The Weight We All Carry
The Path of the Guardian was never built from dramatic victories or grandstanding. It was built from the small, unglamorous choices:
showing restraint when anger would have been easier
standing your ground without needing the last word
offering help when you were exhausted
walking the dog in the rain when it felt like the world was closing in
listening instead of judging
trying one more time
These are the stories that don’t make noise and yet shape everything. December’s chapter explores that truth. How stories grow. How they cling to us. How they bend us.

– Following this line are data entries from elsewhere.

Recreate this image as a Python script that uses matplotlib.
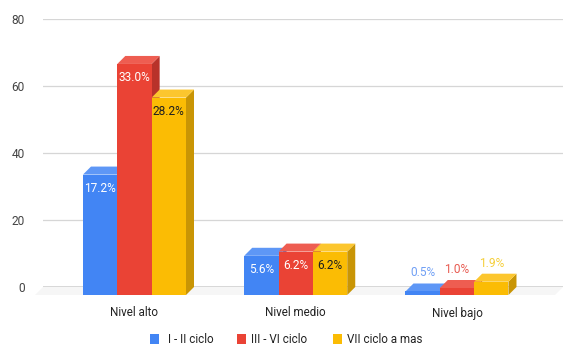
import matplotlib
matplotlib.use("Agg")
import matplotlib.pyplot as plt
from matplotlib.patches import Polygon, Rectangle
from matplotlib.transforms import blended_transform_factory

# ---- data ----------------------------------------------------------------
categories = ["Nivel alto", "Nivel medio", "Nivel bajo"]
series_names = ["I - II ciclo", "III - VI ciclo", "VII ciclo a mas"]
pct_i_ii = [17.2, 5.6, 0.5]
pct_iii_vi = [33.0, 6.2, 1.0]
pct_vii = [28.2, 6.2, 1.9]
total_students = 209
y_ticks = [0, 20, 40, 60, 80]

# ---- styling -------------------------------------------------------------
front_colors = ["#4285F4", "#EA4335", "#FBBC04"]
top_colors = ["#5e97f6", "#ee5d51", "#fcc62e"]
side_colors = ["#2f69cc", "#b8322a", "#c99505"]
inside_label_colors = ["#ffffff", "#ffffff", "#1f1f1f"]
outside_label_colors = ["#6f9ff5", "#e85a50", "#f5cf3a"]
FONT = ["Roboto", "DejaVu Sans"]
plt.rcParams["font.family"] = FONT

W, H, DPI = 566, 346, 100
fig = plt.figure(figsize=(W / DPI, H / DPI), dpi=DPI)
fig.patch.set_facecolor("white")

# plot area (back wall) in pixels
left_px, right_px, top_px, base_px = 43, 563, 19, 287
ax = fig.add_axes([left_px / W, (H - base_px) / H,
                   (right_px - left_px) / W, (base_px - top_px) / H])
xmin, xmax = -0.617, 2.608
ymin, ymax = 0, 80
ax.set_xlim(xmin, xmax)
ax.set_ylim(ymin, ymax)
for sp in ax.spines.values():
    sp.set_visible(False)
ax.set_facecolor("none")

# depth of the 3D extrusion, converted from pixels to data units
depth_px = 8
ddx = depth_px * (xmax - xmin) / (right_px - left_px)
ddy = depth_px * (ymax - ymin) / (base_px - top_px)
px_y = (ymax - ymin) / (base_px - top_px)

# gridlines and baseline on the back wall
for t in y_ticks[1:]:
    ax.axhline(t, color="#d6d6d6", lw=0.9, zorder=0)

# floor plane
floor = Polygon([(xmin, 0), (xmax, 0), (xmax - ddx, -ddy), (xmin - ddx, -ddy)],
                closed=True, facecolor="#f6f6f6", edgecolor="none",
                zorder=0.5, clip_on=False)
ax.add_patch(floor)
ax.axhline(0, color="#3c3c3c", lw=1.0, zorder=1)

ax.set_xticks([])
ax.set_yticks(y_ticks)
ax.set_yticklabels([str(t) for t in y_ticks])
ax.tick_params(axis="y", length=0, pad=13, labelsize=8.6, labelcolor="#444444")

# ---- 3D bars -------------------------------------------------------------
series = [pct_i_ii, pct_iii_vi, pct_vii]
bar_w = 0.213
z = 2
for s, pcts in enumerate(series):
    for c, pct in enumerate(pcts):
        v = pct / 100.0 * total_students
        x0 = c + (s - 1) * bar_w - bar_w / 2  # back-left corner
        fx = x0 - ddx                          # front-left corner
        side = Polygon([(fx + bar_w, -ddy), (x0 + bar_w, 0), (x0 + bar_w, v),
                        (fx + bar_w, v - ddy)], closed=True,
                       facecolor=side_colors[s], edgecolor="none",
                       zorder=z, clip_on=False)
        top = Polygon([(fx, v - ddy), (fx + bar_w, v - ddy), (x0 + bar_w, v),
                       (x0, v)], closed=True, facecolor=top_colors[s],
                      edgecolor="none", zorder=z, clip_on=False)
        front = Rectangle((fx, -ddy), bar_w, v, facecolor=front_colors[s],
                          edgecolor="none", zorder=z + 0.1, clip_on=False)
        ax.add_patch(side)
        ax.add_patch(top)
        ax.add_patch(front)

        label = f"{pct:.1f}%"
        cx = fx + bar_w / 2
        if v / px_y > 30:
            ax.text(cx, v - ddy - 14 * px_y, label, ha="center", va="center",
                    fontsize=8.6, color=inside_label_colors[s], zorder=z + 1)
        else:
            ax.text(cx, v + 10.5 * px_y, label, ha="center", va="center",
                    fontsize=8.6, color=outside_label_colors[s], zorder=z + 1)
        z += 1

# category labels under the front of each group
trans = blended_transform_factory(ax.transData, ax.transAxes)
for c, name in enumerate(categories):
    ax.text(c - ddx, -(313 - base_px) / (base_px - top_px), name,
            transform=trans, ha="center", va="center", fontsize=8.4,
            color="#222222")

# ---- legend --------------------------------------------------------------
legend_sq_x = [150, 237, 333]
legend_txt_x = [168, 251, 347]
sq = 9
for s, name in enumerate(series_names):
    fig.patches.append(Rectangle((legend_sq_x[s] / W, (H - 344) / H), sq / W, 10 / H,
                                 transform=fig.transFigure,
                                 facecolor=front_colors[s], edgecolor="none"))
    fig.text(legend_txt_x[s] / W, (H - 339.5) / H, name, ha="left", va="center",
             fontsize=8.4, color="#222222")

fig.savefig("out.png", dpi=DPI, facecolor="white")
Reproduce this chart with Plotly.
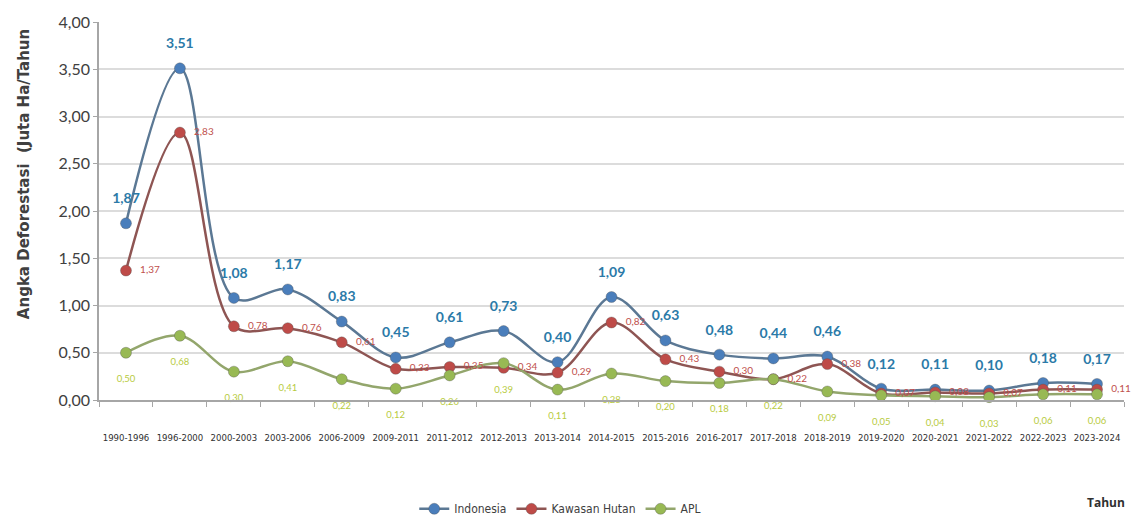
import plotly.graph_objects as go

periods = ["1990-1996", "1996-2000", "2000-2003", "2003-2006", "2006-2009", "2009-2011",
           "2011-2012", "2012-2013", "2013-2014", "2014-2015", "2015-2016", "2016-2017",
           "2017-2018", "2018-2019", "2019-2020", "2020-2021", "2021-2022", "2022-2023",
           "2023-2024"]
indonesia = [1.87, 3.51, 1.08, 1.17, 0.83, 0.45, 0.61, 0.73, 0.40, 1.09, 0.63, 0.48,
             0.44, 0.46, 0.12, 0.11, 0.10, 0.18, 0.17]
kawasan_hutan = [1.37, 2.83, 0.78, 0.76, 0.61, 0.33, 0.35, 0.34, 0.29, 0.82, 0.43, 0.30,
                 0.22, 0.38, 0.07, 0.08, 0.07, 0.11, 0.11]
apl = [0.50, 0.68, 0.30, 0.41, 0.22, 0.12, 0.26, 0.39, 0.11, 0.28, 0.20, 0.18,
       0.22, 0.09, 0.05, 0.04, 0.03, 0.06, 0.06]
y_ticks = [0, 0.5, 1.0, 1.5, 2.0, 2.5, 3.0, 3.5, 4.0]

series = [
    ("Indonesia", indonesia, "#5b7894", "#4a7ebb"),
    ("Kawasan Hutan", kawasan_hutan, "#8e5553", "#be4b48"),
    ("APL", apl, "#93a66c", "#98b954"),
]

fig = go.Figure()
for name, vals, lc, mc in series:
    fig.add_trace(go.Scatter(
        x=periods, y=vals, name=name, mode="lines+markers",
        line=dict(color=lc, width=2.5, shape="spline", smoothing=1.0),
        marker=dict(color=mc, size=11, line=dict(color="rgba(80,80,80,0.35)", width=1)),
        hoverinfo="skip", cliponaxis=False,
    ))

# data labels
label_specs = [
    (indonesia, "top center", 25, dict(family="Lato", size=14, color="#2b7aa8", weight="bold")),
    (kawasan_hutan, "middle right", 21, dict(family="Lato", size=10, color="#c0504d")),
    (apl, "bottom center", 34, dict(family="Lato", size=9.5, color="#b8cb3e")),
]
for vals, pos, sz, tf in label_specs:
    fig.add_trace(go.Scatter(
        x=periods, y=vals, mode="markers+text", showlegend=False,
        marker=dict(color="rgba(0,0,0,0)", size=sz),
        texttemplate="%{y:.2f}", textposition=pos, textfont=tf,
        hoverinfo="skip", cliponaxis=False,
    ))

fig.update_layout(
    width=1135, height=516,
    margin=dict(l=99, r=11, t=22, b=116, autoexpand=False),
    paper_bgcolor="white", plot_bgcolor="white",
    separators=",.",
    showlegend=True,
    legend=dict(orientation="h", x=0.45, y=0.014, xref="paper", yref="container",
                xanchor="center", yanchor="middle",
                font=dict(family="DejaVu Sans Condensed", size=12, color="#404040"),
                itemwidth=30, traceorder="normal"),
    xaxis=dict(
        type="category", range=[-0.5, 18.5], automargin=False,
        showline=True, linecolor="#a6a6a6", linewidth=1.5,
        ticks="outside", tickson="boundaries", ticklen=5, tickcolor="#a6a6a6",
        tickfont=dict(family="DejaVu Sans Condensed", size=9.5, color="#303030"),
        ticklabelstandoff=28, showgrid=False, tickangle=0,
    ),
    yaxis=dict(
        range=[0, 4.0], tickvals=y_ticks, tickformat=".2f", automargin=False,
        showline=True, linecolor="#a6a6a6", linewidth=1.5,
        ticks="outside", ticklen=4, tickcolor="#a6a6a6",
        gridcolor="#dcdcdc", gridwidth=1.5,
        tickfont=dict(family="Lato", size=16, color="#404040"),
        zeroline=False,
    ),
    annotations=[
        dict(text="<b>Angka Deforestasi  (Juta Ha/Tahun</b>", textangle=-90,
             xref="paper", yref="paper", x=-0.073, y=0.598, xanchor="center", yanchor="middle",
             showarrow=False, font=dict(family="DejaVu Sans", size=15, color="#404040")),
        dict(text="<b>Tahun</b>", xref="paper", yref="paper", x=0.982, y=-0.272,
             xanchor="center", yanchor="middle", showarrow=False,
             font=dict(family="Open Sans", size=12, color="#303030")),
    ],
)

fig.write_html("out.html", config={"displayModeBar": False})

# remove default page margin so the figure sits at the window's top-left corner
with open("out.html", "r", encoding="utf-8") as f:
    html = f.read()
html = html.replace("<head>", "<head><style>html,body{margin:0;padding:0;overflow:hidden;}</style>", 1)
with open("out.html", "w", encoding="utf-8") as f:
    f.write(html)
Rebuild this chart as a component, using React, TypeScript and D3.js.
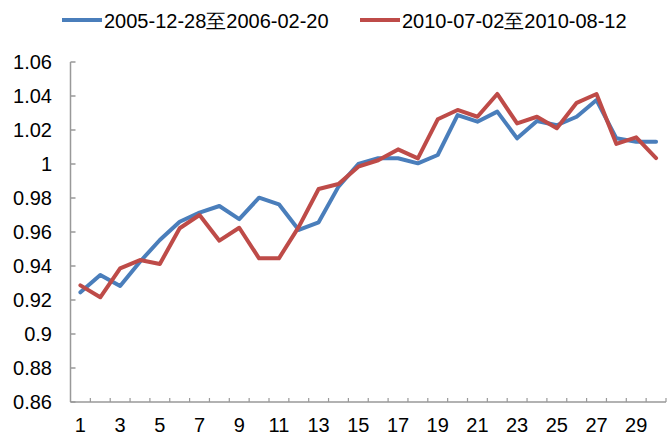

And how, sometimes, they save us.
St Andrew’s Light
My birthday falls on 30th November, St Andrew’s Day.
St Andrew is:
the patron saint of Scotland
a guide for travellers and wanderers
and, by tradition, a quiet force who stood beside giants without ever needing to be one
He is also deeply tied to the North, to rugged coastlines and salt winds — and that resonates with me, because my dad’s family is from the Orkney Islands, where the North Sea shapes everything. St Andrew’s Day has always felt like a nod from that ancestral direction. A reminder of where I come from, and the quiet strength of the people who shaped me.
So as we step from November into winter, I think of St Andrew not as a martyr…
but as a crossroads.
A moment to choose who we will be for the next season of our lives.
The Citadel Fires — Opening the Doors
Next weekend, on that winter threshold, I’ll be opening the Citadel. For transparency, this is a paid tier. I will keep this low cost – price point below what most people ask on Substack and if you know me, you know how I operate: charity, fair value, and never cashing in on people.
So, this is not a hard sell. Not a push. Just an invitation for those who want to walk a little deeper into this world. Inside the Citadel, paid members will find:
Full Enoch’s Well stories
For those new to it:
Enoch’s Well is my other major writing project — a supernatural, funny, eerie, warm-hearted series set in a pub on the Wirral that behaves less like a building and more like a character.
Each chapter reads like an episode of a TV show: mystery, humour, monsters, grumpy regulars, hidden rooms, and that strange feeling that the world is much stranger and kinder than we think.
Guardian resources
Including the NLP-based audios I’ve used with clients for years — quiet tools for:
confidence
stillness
sleep
breath work
emotional reset
These will be built out across 2026.
Notes from the Edge of Reason
My series of Fortean, paranormal, and strange-history essays that are playful, curious, sceptical, respectful and explore everything from ghost lore to cursed relics to British oddities.
In short:
If the Guardian is the path, the Citadel is the fire you sit beside once you’ve walked a little further.
To mark the moment, I’ll be releasing a special St Andrew’s Day Enoch’s Well tale next weekend, a one-off chapter that you won’t need any background for. A story steeped in northern folklore, old saints, odd visitors, and the quiet magic that only winter brings.
A small gift for those who want to see what lies deeper in the Well.
For Now…
For now, we stand here together on the November threshold.
The dog stretches, the frost cracks underfoot, and the light has that pale blue softness that only late autumn carries. In a few days, the winter gate will open. A new chapter, new stories, and new warmth against the cold.
Until then:
Take a breath.
Set down what you no longer need. Carry forward what matters.
December is coming. And there is much to tell.
And One Last Thing…
Whatever grows from here — the Citadel, the deeper stories, the odd corners of Enoch’s Well and the winter mysteries we wander into — the Path of the Guardian itself will always remain free.
The tales of the Guardian, the dog at his side, and these reflections that follow each chapter… they came from a place of service, and they’ll stay that way. If you’ve found comfort, strength, or a bit of stillness in them, that’s enough. That is the whole point.
The Citadel is simply an extra firelit room for those who want to walk further.
The path itself is open to everyone.